5.06 Vibro-Tech grants to, and vests in, Xxxxx an option to purchase 250,000
shares of Vibro-Tech on or before the earlier of six months after the
termination of this Agreement or June 30, 2003 for US$0.15 per share and will
execute and deliver a form of agreement acceptable to Xxxxx evidencing the grant
of such share purchase option.
5.07 Xxxxx will be paid from time to time a annual discretionary bonus
determined by the president of Vibro-Tech based on operations at the factory and
from operations in China and other Asian countries.5.08 Any change in the
management fee or in the basis of calculating the management fee or other
expenses which would result in increased charges to the China Subsidiaries may
be made only after approval of such matter by the president of Vibro-Tech.
ARTICLE VI EXPENSES OF XXXXX
6.01 The expenses and disbursements of Xxxxx incurred from time to time in
directing and managing the business of the China Subsidiaries will be paid from
time to time by the China Subsidiary designated by the president of
Vibro-Tech.
ARTICLE VII NO OTHER ACTIVITIES OF XXXXX
7.01 Xxxxx may have no other business interests and may engage in no other
activities similar or in addition to those relating to the activities to be
performed for the China Subsidiaries.
ARTICLE VIII RELATIONSHIP OF PARTIES
8.01 Xxxxx will perform his duties as an independent contractor and none of
Vibro-Tech, its Subsidiaries, their respective directors, officers or employees
is for the purposes of this Agreement employees or agents of or co-venturers
with Xxxxx and nothing in this Agreement will be construed so as to make them
employees, agents or co-venturers of Xxxxx or to impose any liability on Xxxxx
as an employer, principal or co-venturer.

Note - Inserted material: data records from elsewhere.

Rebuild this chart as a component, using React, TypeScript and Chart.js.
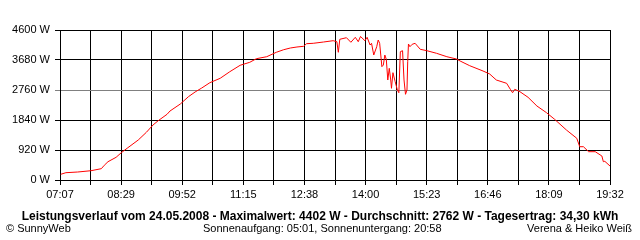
import React, { useEffect, useRef } from "react";
import { Chart, registerables } from "chart.js";

Chart.register(...registerables);

// Time of day (HH:MM) and power in W
const times: string[] = [
  "07:08","07:15","07:31","07:49","08:03","08:07","08:12","08:23","08:30","08:39",
  "08:53","09:04","09:13","09:20","09:32","09:36","09:50","10:01","10:10","10:19",
  "10:30","10:44","10:57","11:11","11:24","11:33","11:47","12:00","12:10","12:19",
  "12:28","12:37","12:41","12:50","13:04","13:17","13:22","13:24","13:26","13:35",
  "13:41","13:47","13:51","13:54","14:00","14:03","14:07","14:09","14:12","14:16",
  "14:18","14:20","14:23","14:25","14:27","14:29","14:31","14:33","14:35","14:36",
  "14:38","14:41","14:44","14:46","14:48","14:51","14:53","14:55","14:57","14:58",
  "14:59","15:01","15:04","15:08","15:15","15:24","15:37","15:51","16:04","16:09",
  "16:22","16:40","16:49","16:58","17:12","17:17","17:20","17:23","17:30","17:41",
  "17:53","18:06","18:17","18:33","18:47","18:51","18:56","19:03","19:12","19:21",
  "19:23","19:25","19:32"
];
const watts: number[] = [
  175,224,245,285,347,451,561,696,837,991,
  1227,1463,1687,1818,2015,2116,2331,2555,2699,2821,
  2984,3119,3321,3518,3609,3720,3781,3916,3996,4048,
  4079,4100,4180,4192,4232,4272,4241,3916,4315,4364,
  4223,4376,4241,4402,4272,4376,4140,4192,3833,4088,
  4293,4192,3475,3527,3833,3701,3067,3425,3067,2812,
  3291,3015,2760,2677,3935,3965,3067,2628,2760,3628,
  4171,4088,4161,4192,4008,3965,3886,3781,3711,3649,
  3505,3343,3251,3067,2965,2781,2677,2781,2708,2536,
  2269,2064,1861,1533,1279,1021,1021,868,868,736,
  561,573,429
];
const xTickLabels: string[] = ["07:07","08:29","09:52","11:15","12:38","14:00","15:23","16:46","18:09","19:32"];
const yTickValues: number[] = [0, 920, 1840, 2760, 3680, 4600];
const averageW = 2760;

const toMin = (s: string) => {
  const [h, m] = s.split(":").map(Number);
  return h * 60 + m;
};
const xMin = toMin("07:07");
const xMax = toMin("19:32");

export default function App() {
  const ref = useRef<HTMLCanvasElement | null>(null);
  useEffect(() => {
    document.body.style.margin = "0";
    if (!ref.current) return;
    const font = { family: "'Liberation Sans', Arial, sans-serif", size: 11 };
    const chart = new Chart(ref.current, {
      type: "line",
      data: {
        datasets: [
          {
            data: times.map((t, i) => ({ x: toMin(t), y: watts[i] })),
            borderColor: "#ff0000",
            borderWidth: 1,
            pointRadius: 0,
            tension: 0,
          },
        ],
      },
      options: {
        animation: false,
        responsive: false,
        devicePixelRatio: 1,
        layout: { padding: { top: 30, right: 30, left: 0, bottom: 0 } },
        plugins: { legend: { display: false }, tooltip: { enabled: false } },
        scales: {
          x: {
            type: "linear",
            min: xMin,
            max: xMax,
            afterBuildTicks: (scale: any) => {
              const n = (xTickLabels.length - 1) * 2;
              scale.ticks = Array.from({ length: n + 1 }, (_, i) => ({
                value: xMin + ((xMax - xMin) * i) / n,
              }));
            },
            afterFit: (scale: any) => {
              scale.height = 60;
            },
            ticks: {
              autoSkip: false,
              maxRotation: 0,
              color: "#000",
              font,
              padding: 3,
              callback: (_v: any, i: number) => (i % 2 === 0 ? xTickLabels[i / 2] : ""),
            },
            grid: { color: "#000", tickLength: 5, lineWidth: 1 },
            border: { color: "#000" },
          },
          y: {
            min: 0,
            max: 4600,
            afterBuildTicks: (scale: any) => {
              scale.ticks = yTickValues.map((v) => ({ value: v }));
            },
            afterFit: (scale: any) => {
              scale.width = 60;
            },
            ticks: {
              color: "#000",
              font,
              padding: 5,
              callback: (v: any) => v + " W",
            },
            grid: {
              color: (ctx: any) => (ctx.tick && ctx.tick.value === averageW ? "#808080" : "#000"),
              tickLength: 5,
              lineWidth: 1,
            },
            border: { color: "#000" },
          },
        },
      },
    });
    return () => chart.destroy();
  }, []);

  const base: React.CSSProperties = {
    position: "absolute",
    fontFamily: "'Liberation Sans', Arial, sans-serif",
    fontSize: 11,
    color: "#000",
    whiteSpace: "nowrap",
    lineHeight: "12px",
  };
  return (
    <div style={{ position: "relative", width: 640, height: 240, background: "#fff" }}>
      <canvas ref={ref} width={640} height={240} style={{ display: "block" }} />
      <div style={{ ...base, left: 0, width: 640, top: 210, textAlign: "center", fontWeight: "bold", fontSize: 12 }}>
        Leistungsverlauf vom 24.05.2008 - Maximalwert: 4402 W - Durchschnitt: 2762 W - Tagesertrag: 34,30 kWh
      </div>
      <div style={{ ...base, left: 6, top: 222 }}>© SunnyWeb</div>
      <div style={{ ...base, left: 203, top: 222 }}>Sonnenaufgang: 05:01, Sonnenuntergang: 20:58</div>
      <div style={{ ...base, right: 8, top: 222 }}>Verena &amp; Heiko Weiß</div>
    </div>
  );
}
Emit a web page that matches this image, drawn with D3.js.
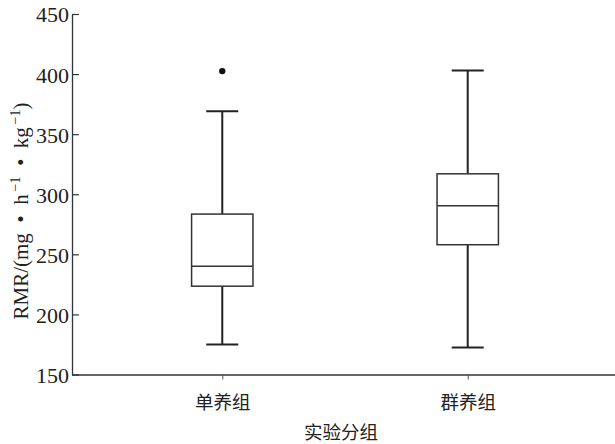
<!DOCTYPE html>
<html>
<head>
<meta charset="utf-8">
<script src="https://cdn.jsdelivr.net/npm/d3@7"></script>
<style>
  body { margin: 0; background: #fff; }
  text { fill: #222; }
</style>
</head>
<body>
<script>
// data
var groups = ["单养组", "群养组"];
var whiskerLow = [175, 172.5];
var q1 = [223.5, 258];
var medians = [240, 290.5];
var q3 = [283.5, 317];
var whiskerHigh = [369, 403];
var outliers = [{ group: "单养组", value: 402.5 }];
var yTicks = [150, 200, 250, 300, 350, 400, 450];

var w = 615, h = 444;

var svg = d3.select("body").append("svg")
    .attr("width", w)
    .attr("height", h);

// scales
var x = d3.scalePoint()
    .domain(groups)
    .range([75, 615])
    .padding(0.6);

var y = d3.scaleLinear()
    .domain([150, 450])
    .range([374.5, 14]);

var boxW = x.step() * 0.25, capW = 32;

// y axis, ticks point inward
var yAxis = svg.append("g")
    .attr("transform", "translate(72,0)")
    .call(d3.axisRight(y).tickValues(yTicks).tickSize(7).tickSizeOuter(0).tickFormat(d3.format("d")));
yAxis.select(".domain").attr("stroke", "#333").attr("stroke-width", 1.3);
yAxis.selectAll(".tick line").attr("stroke", "#333").attr("stroke-width", 1.2);
yAxis.selectAll(".tick text")
    .attr("x", -3)
    .attr("dy", "0.36em")
    .attr("text-anchor", "end")
    .style("font-family", "'Liberation Serif', 'DejaVu Serif', serif")
    .style("font-size", "22px")
    .style("fill", "#222");

// x axis
var xAxis = svg.append("g")
    .attr("transform", "translate(0," + y(150) + ")")
    .call(d3.axisBottom(x).tickSize(5).tickSizeOuter(0));
xAxis.select(".domain").attr("d", "M72,0.5H615").attr("stroke", "#333").attr("stroke-width", 1.3);
xAxis.selectAll(".tick line").attr("stroke", "#555").attr("stroke-width", 1);
xAxis.selectAll(".tick text")
    .attr("y", 28)
    .attr("dy", "0.35em")
    .style("font-family", "'Noto Sans CJK SC', sans-serif")
    .style("font-size", "18.5px")
    .style("fill", "#222");

// boxes
var boxes = svg.selectAll(".box")
    .data(groups)
    .enter()
    .append("g")
    .attr("class", "box");

// whiskers
boxes.append("line")
    .attr("x1", function (d) { return x(d); })
    .attr("x2", function (d) { return x(d); })
    .attr("y1", function (d, i) { return y(whiskerLow[i]); })
    .attr("y2", function (d, i) { return y(q1[i]); })
    .attr("stroke", "#222").attr("stroke-width", 2);
boxes.append("line")
    .attr("x1", function (d) { return x(d); })
    .attr("x2", function (d) { return x(d); })
    .attr("y1", function (d, i) { return y(q3[i]); })
    .attr("y2", function (d, i) { return y(whiskerHigh[i]); })
    .attr("stroke", "#222").attr("stroke-width", 2);

// caps
[whiskerLow, whiskerHigh].forEach(function (arr) {
    boxes.append("line")
        .attr("x1", function (d) { return x(d) - capW / 2; })
        .attr("x2", function (d) { return x(d) + capW / 2; })
        .attr("y1", function (d, i) { return y(arr[i]); })
        .attr("y2", function (d, i) { return y(arr[i]); })
        .attr("stroke", "#222").attr("stroke-width", 2);
});

// box body
boxes.append("rect")
    .attr("x", function (d) { return x(d) - boxW / 2; })
    .attr("y", function (d, i) { return y(q3[i]); })
    .attr("width", boxW)
    .attr("height", function (d, i) { return y(q1[i]) - y(q3[i]); })
    .attr("fill", "#fff")
    .attr("stroke", "#333")
    .attr("stroke-width", 1.5);

// median
boxes.append("line")
    .attr("x1", function (d) { return x(d) - boxW / 2; })
    .attr("x2", function (d) { return x(d) + boxW / 2; })
    .attr("y1", function (d, i) { return y(medians[i]); })
    .attr("y2", function (d, i) { return y(medians[i]); })
    .attr("stroke", "#333").attr("stroke-width", 1.5);

// outliers
svg.selectAll(".outlier")
    .data(outliers)
    .enter()
    .append("circle")
    .attr("class", "outlier")
    .attr("cx", function (d) { return x(d.group); })
    .attr("cy", function (d) { return y(d.value); })
    .attr("r", 3.2)
    .attr("fill", "#111");

// axis titles
svg.append("text")
    .attr("x", 341)
    .attr("y", 433)
    .attr("dy", "0.35em")
    .attr("text-anchor", "middle")
    .style("font-family", "'Noto Sans CJK SC', sans-serif")
    .style("font-size", "18.5px")
    .text("实验分组");

var yTitle = svg.append("text")
    .attr("transform", "translate(28,211) rotate(-90)")
    .attr("text-anchor", "middle")
    .style("font-family", "'Liberation Serif', 'DejaVu Serif', serif")
    .style("font-size", "21px");
yTitle.append("tspan").text("RMR/(mg\u2002•\u2002h");
yTitle.append("tspan").attr("dy", -8).style("font-size", "14px").text("\u2009−1");
yTitle.append("tspan").attr("dy", 8).text("\u2002•\u2002kg");
yTitle.append("tspan").attr("dy", -8).style("font-size", "14px").text("\u2009−1");
yTitle.append("tspan").attr("dy", 8).text(")");
</script>
</body>
</html>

8.02 Each of the China Subsidiaries will bear the sole and complete
responsibility and liability for the employment, conduct and control of its
employees, agents and contractors and for the injury of such persons or injury
to others through the actions or omissions of such persons.
ARTICLE IX INDEMNITY
9.01 Each of the China Subsidiaries agrees to indemnify and save harmless Xxxxx
for any loss (other than loss of profits), liability, claim, damages or expense,
including the reasonable cost of investigating, settling or defending any
alleged loss, liability , claim, damages or expense and reasonable counsel fees
incurred in connection therewith, incurred as a result of or in connection with
the execution of his office and duties under this Agreement or otherwise in
respect of the affairs of each of the China Subsidiaries if Xxxxx has exercised
his powers and performed his duties in accordance with the standard of care
stipulated in Article IV.
ARTICLE X TERM AND TERMINATION
10.01 This Agreement will be effective on July 1, 1999 and will continue in
force until July 31, 2003.
10.02 After July 31, 2003, this Agreement will be automatically renewed for an
additional term of one year on the terms and other conditions of this Agreement,
including this condition.
10.03 This Agreement may be terminated by Xxxxx on not less than 90 days'
written notice to any of the China Subsidiaries in the event of:
(a) the commission by ant of the China Subsidiaries of any material fraudulent
act in performing any of its obligations or any material deliberate
misrepresentation to Xxxxx or to its directors, officers or shareholders; or
(b) the malfeasance of misfeasance of any of the China Subsidiaries in the
performance of its duties.
10.04 This Agreement may be terminated by Vibro-Tech and the Subsidiaries on not
less than 30 days' written notice to Xxxxx in the event of:
(a) the commission by Xxxxx of any material fraudulent act in performing any of
his obligations or any material deliberate misrepresentation to any of
Vibro-Tech, its Subsidiaries or to their respective directors, officers or
shareholders;
(b) failure of Xxxxx to perform his duties and discharge its obligations; or
(c) the malfeasance of misfeasance of Xxxxx in the performance of his duties.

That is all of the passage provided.